Deru
mesin Toyota hitam memecah kesunyian malam yang pekat. Hujan lebat di luar sana membasahi jalanan
yang bias oleh lampu depan beberapa kendaraan yang melaju kencang. Sekencang nyayian
hujan yang menyapa Bumi malam itu. Alunan musik sahdu mendayu, menemani perjalanan si Anak Dusun menuju
ibu kota provinsi, Pekanbaru.
Jalanan
aspal berpagar pohon-pohon kelapa sawit rindang menambah pekatnya malam. Si
Anak Dusun duduk di jok belakang sendirian. Karena seorang kawan yang
menemaninya memilih duduk disamping sang
Sopir.
Ditengah
perjalanan malam itu, kenangan rindu sanak keluarga yang baru ia tinggalkan
duabelas jam yang lalu membesuk jiwanya. Kehadiran sketsa wajah sang Ibu yang
pias oleh air mata saat ia sungkem memohon restu untuk kepergiannya tak
mampu ia tepis. Sang Ayah yang seolah tampak tegar walau dalam kebekuan. Wajah lugu
adik-adiknya yang mungkin belum tau arti sebuah perpisahan dalam kepergian.
Wajah sang Nenek tercinta yang mulai mengeriput menyandang usia. Serta handai
taulan yang ikut melepas kepergiannya pagi itu juga ikut hadir dalam mimpi
sadarnya.
Dalam
lamunan, ia berucap lirih “ Sungguh diri ini tak ingin jauh dari kalian. Tak
ingin terpisah terlalu lama dengan kalian. Namun apa boleh buat, takdir perjalananku
berkata lain. Takdir itu menuntutku
pergi jauh meninggalkan kalian. Tak ada yang bisa kulakukan untuk kalian
saat ini. Selain secarik do’a pada Yang Kuasa. Agar Ia berkenan mempertemukan
kita kembali dalam kehangatan keluarga yang utuh. Semoga perantauanku ini takkan
lama.
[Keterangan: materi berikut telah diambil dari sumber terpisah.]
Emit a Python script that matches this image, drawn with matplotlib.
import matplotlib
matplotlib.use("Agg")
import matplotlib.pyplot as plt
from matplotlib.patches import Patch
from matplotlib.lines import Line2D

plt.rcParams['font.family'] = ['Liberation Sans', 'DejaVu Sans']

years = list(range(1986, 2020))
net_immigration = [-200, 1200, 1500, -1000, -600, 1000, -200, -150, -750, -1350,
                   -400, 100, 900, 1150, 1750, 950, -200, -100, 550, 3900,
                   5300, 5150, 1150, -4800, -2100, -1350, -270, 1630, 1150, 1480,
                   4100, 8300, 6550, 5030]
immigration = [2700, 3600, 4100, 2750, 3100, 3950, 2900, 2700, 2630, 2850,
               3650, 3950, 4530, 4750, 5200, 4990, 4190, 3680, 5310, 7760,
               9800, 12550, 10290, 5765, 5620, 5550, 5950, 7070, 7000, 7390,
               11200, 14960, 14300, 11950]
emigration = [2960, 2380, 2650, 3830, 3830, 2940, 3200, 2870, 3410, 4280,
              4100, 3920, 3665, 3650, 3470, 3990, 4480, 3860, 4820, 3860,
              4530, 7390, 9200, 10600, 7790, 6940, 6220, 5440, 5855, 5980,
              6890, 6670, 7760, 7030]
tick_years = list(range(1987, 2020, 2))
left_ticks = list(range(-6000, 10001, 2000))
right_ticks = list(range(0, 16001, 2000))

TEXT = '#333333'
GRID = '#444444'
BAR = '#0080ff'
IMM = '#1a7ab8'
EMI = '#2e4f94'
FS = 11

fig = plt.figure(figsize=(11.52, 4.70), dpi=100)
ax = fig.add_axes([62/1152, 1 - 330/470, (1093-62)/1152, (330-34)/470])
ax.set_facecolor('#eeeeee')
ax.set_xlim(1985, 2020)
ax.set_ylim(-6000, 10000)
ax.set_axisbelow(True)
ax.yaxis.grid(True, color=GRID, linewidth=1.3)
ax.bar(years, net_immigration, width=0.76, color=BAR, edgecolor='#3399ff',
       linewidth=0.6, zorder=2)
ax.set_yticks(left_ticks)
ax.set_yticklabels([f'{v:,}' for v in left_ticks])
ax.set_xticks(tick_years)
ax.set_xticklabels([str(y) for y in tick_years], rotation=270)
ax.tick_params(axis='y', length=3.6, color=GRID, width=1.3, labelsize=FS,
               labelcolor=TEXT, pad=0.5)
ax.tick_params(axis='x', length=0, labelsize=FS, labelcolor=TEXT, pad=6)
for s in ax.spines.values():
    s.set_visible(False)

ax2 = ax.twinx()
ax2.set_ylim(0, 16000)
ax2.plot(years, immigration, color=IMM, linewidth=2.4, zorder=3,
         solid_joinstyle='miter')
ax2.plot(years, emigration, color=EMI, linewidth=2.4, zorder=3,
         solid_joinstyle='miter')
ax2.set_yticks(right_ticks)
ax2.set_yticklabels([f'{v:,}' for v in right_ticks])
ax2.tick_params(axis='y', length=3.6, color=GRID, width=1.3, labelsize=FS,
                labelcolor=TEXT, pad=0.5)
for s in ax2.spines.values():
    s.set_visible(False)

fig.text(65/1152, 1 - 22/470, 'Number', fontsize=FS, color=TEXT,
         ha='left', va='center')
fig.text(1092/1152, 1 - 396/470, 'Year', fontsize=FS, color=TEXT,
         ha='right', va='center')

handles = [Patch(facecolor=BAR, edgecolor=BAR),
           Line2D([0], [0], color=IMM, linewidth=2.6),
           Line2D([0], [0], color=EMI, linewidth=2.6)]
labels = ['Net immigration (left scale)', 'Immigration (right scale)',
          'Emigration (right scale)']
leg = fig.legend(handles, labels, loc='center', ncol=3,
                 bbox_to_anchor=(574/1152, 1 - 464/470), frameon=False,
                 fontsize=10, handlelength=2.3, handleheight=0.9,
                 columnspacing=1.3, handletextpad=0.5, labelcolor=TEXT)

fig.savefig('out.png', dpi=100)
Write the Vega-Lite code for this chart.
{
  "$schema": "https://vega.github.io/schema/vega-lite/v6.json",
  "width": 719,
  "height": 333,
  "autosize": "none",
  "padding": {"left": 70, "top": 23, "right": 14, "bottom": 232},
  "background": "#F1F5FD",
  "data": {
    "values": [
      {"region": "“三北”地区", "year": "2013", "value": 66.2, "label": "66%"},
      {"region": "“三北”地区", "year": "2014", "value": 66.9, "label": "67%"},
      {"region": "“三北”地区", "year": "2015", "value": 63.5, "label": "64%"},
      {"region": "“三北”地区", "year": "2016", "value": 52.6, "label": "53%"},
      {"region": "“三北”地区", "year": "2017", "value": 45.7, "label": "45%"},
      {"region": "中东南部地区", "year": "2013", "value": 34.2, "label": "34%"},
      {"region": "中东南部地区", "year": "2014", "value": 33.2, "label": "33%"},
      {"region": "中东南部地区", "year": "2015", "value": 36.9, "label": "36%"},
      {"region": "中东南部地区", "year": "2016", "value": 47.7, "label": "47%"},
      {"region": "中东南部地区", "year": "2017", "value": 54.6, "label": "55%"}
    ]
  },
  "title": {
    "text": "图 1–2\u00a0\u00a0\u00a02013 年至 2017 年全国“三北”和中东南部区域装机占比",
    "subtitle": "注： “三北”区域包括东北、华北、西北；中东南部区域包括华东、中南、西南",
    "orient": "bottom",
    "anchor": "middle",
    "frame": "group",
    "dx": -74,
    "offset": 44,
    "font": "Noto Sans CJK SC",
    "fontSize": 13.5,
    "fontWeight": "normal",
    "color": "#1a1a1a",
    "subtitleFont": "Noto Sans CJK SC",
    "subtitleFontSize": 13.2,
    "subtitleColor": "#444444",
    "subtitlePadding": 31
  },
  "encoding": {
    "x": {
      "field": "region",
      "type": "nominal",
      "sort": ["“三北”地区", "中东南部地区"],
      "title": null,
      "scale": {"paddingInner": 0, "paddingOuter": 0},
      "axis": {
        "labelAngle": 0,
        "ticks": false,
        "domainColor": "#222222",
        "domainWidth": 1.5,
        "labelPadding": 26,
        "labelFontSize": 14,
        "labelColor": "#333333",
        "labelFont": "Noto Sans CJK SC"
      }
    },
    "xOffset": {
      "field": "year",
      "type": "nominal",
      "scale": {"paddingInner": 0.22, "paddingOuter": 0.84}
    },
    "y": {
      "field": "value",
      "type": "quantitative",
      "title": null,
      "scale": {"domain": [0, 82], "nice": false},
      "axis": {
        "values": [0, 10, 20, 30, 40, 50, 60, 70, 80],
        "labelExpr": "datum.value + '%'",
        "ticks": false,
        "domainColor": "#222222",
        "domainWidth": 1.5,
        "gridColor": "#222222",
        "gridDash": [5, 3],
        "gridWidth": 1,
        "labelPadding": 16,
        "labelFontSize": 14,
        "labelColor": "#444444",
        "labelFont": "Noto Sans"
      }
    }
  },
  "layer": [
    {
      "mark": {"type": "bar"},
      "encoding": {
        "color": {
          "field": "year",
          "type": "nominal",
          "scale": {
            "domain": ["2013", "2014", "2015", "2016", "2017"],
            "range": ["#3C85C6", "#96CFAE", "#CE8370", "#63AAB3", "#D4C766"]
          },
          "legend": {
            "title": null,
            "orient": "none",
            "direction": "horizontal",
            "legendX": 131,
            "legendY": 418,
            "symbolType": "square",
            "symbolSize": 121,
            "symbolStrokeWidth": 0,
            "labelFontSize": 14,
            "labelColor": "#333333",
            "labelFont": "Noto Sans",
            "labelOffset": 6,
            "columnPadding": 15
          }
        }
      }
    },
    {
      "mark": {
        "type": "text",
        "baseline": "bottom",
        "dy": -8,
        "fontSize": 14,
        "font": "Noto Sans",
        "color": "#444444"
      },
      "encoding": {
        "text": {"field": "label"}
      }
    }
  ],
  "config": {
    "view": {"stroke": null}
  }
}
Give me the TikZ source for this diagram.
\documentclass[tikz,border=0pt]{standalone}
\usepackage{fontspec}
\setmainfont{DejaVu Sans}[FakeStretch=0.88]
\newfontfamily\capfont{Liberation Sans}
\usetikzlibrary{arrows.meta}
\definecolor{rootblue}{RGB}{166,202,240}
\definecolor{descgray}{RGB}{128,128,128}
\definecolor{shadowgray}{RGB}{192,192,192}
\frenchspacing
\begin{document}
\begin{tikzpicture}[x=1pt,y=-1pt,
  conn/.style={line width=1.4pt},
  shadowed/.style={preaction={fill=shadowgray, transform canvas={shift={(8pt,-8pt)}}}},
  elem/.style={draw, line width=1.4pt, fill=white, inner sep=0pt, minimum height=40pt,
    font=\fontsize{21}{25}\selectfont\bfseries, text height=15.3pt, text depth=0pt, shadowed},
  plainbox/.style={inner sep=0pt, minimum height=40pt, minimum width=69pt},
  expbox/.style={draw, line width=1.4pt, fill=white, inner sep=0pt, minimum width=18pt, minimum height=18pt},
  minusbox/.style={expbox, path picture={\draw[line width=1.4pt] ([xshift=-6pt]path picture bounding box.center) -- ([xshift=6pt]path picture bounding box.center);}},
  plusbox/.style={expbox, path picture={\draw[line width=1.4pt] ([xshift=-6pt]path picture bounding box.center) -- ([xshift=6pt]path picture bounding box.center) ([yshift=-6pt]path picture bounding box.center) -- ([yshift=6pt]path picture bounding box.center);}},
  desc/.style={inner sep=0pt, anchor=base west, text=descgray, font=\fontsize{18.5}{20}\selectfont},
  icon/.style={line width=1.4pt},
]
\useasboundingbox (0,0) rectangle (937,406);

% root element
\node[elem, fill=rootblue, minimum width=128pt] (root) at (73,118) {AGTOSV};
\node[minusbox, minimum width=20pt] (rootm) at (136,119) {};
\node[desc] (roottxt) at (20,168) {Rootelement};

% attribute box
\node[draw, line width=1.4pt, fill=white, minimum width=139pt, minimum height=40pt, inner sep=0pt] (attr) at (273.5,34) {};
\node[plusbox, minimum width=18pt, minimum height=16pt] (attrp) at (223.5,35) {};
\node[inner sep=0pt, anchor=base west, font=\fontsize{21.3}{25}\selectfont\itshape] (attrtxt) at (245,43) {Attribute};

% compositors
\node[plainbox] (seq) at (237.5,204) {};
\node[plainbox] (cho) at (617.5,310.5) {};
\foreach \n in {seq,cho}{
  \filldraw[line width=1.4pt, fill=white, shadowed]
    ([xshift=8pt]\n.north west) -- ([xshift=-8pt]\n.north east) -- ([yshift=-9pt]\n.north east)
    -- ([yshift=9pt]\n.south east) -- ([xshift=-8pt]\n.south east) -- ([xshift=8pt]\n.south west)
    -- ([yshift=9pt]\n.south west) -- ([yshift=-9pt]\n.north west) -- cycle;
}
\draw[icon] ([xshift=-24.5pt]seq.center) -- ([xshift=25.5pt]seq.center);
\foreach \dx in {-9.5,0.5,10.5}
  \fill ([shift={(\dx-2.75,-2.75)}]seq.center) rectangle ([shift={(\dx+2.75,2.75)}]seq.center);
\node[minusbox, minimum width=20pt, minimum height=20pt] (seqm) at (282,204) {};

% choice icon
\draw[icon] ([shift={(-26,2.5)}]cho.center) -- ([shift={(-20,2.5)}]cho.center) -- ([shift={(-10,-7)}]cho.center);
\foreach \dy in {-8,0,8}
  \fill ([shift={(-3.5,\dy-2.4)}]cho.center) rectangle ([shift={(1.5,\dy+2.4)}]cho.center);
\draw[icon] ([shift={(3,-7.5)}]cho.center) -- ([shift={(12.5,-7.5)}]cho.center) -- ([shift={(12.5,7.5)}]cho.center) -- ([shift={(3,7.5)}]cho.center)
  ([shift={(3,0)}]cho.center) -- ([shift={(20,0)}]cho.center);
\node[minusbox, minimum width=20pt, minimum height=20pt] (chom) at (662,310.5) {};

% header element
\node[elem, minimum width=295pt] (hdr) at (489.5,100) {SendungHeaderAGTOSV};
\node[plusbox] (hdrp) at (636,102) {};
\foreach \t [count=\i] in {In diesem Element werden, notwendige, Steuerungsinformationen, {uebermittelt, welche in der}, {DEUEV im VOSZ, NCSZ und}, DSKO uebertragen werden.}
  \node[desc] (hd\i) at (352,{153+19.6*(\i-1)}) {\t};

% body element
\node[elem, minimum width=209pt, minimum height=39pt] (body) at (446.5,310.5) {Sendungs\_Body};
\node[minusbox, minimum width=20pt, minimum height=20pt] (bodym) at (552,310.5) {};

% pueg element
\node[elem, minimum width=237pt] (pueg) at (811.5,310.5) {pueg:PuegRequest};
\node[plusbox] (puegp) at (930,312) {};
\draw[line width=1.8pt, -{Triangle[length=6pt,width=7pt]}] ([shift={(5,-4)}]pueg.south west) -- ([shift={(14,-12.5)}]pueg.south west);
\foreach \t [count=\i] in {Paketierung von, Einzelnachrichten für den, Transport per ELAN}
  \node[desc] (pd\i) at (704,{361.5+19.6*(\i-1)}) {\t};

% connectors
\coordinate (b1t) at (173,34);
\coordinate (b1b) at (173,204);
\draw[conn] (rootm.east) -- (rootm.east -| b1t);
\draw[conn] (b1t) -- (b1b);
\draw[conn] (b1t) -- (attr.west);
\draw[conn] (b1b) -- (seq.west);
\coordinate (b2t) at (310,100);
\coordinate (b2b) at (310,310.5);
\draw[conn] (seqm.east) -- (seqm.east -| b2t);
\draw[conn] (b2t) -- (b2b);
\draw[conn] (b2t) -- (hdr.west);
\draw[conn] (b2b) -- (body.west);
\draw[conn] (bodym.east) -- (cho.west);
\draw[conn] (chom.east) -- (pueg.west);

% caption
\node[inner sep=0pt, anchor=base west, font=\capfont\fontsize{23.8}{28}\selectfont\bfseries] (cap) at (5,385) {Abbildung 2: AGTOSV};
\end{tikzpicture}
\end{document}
Karena sungguh aku selalu merindukan kalian. Semoga do’a dan restu kalian
selalu mengiringi perjalanan ini.”
Pagi
itu, Selasa, 27 September 2011. Ia melambaikan tangan perpisahan kepada
keluarga, dan kawan-kawan sepermainannya. Ia kembali meninggalkan Kampung
Halaman untuk yang kedua kalinya. Perantauannya kali ini tak hanya menyeberangi
pulau seperti empat tahun silam ketika
di Negeri Hujan. Ranah rantau kali ini menyeberangi Benua kawan. Jauh
diseberang sana. Satu pertiga dunia akan ia jelajahi.
Setelah
sekitar delapan jam perjalanan, kini ia telah sampai di ibu kota provinsi.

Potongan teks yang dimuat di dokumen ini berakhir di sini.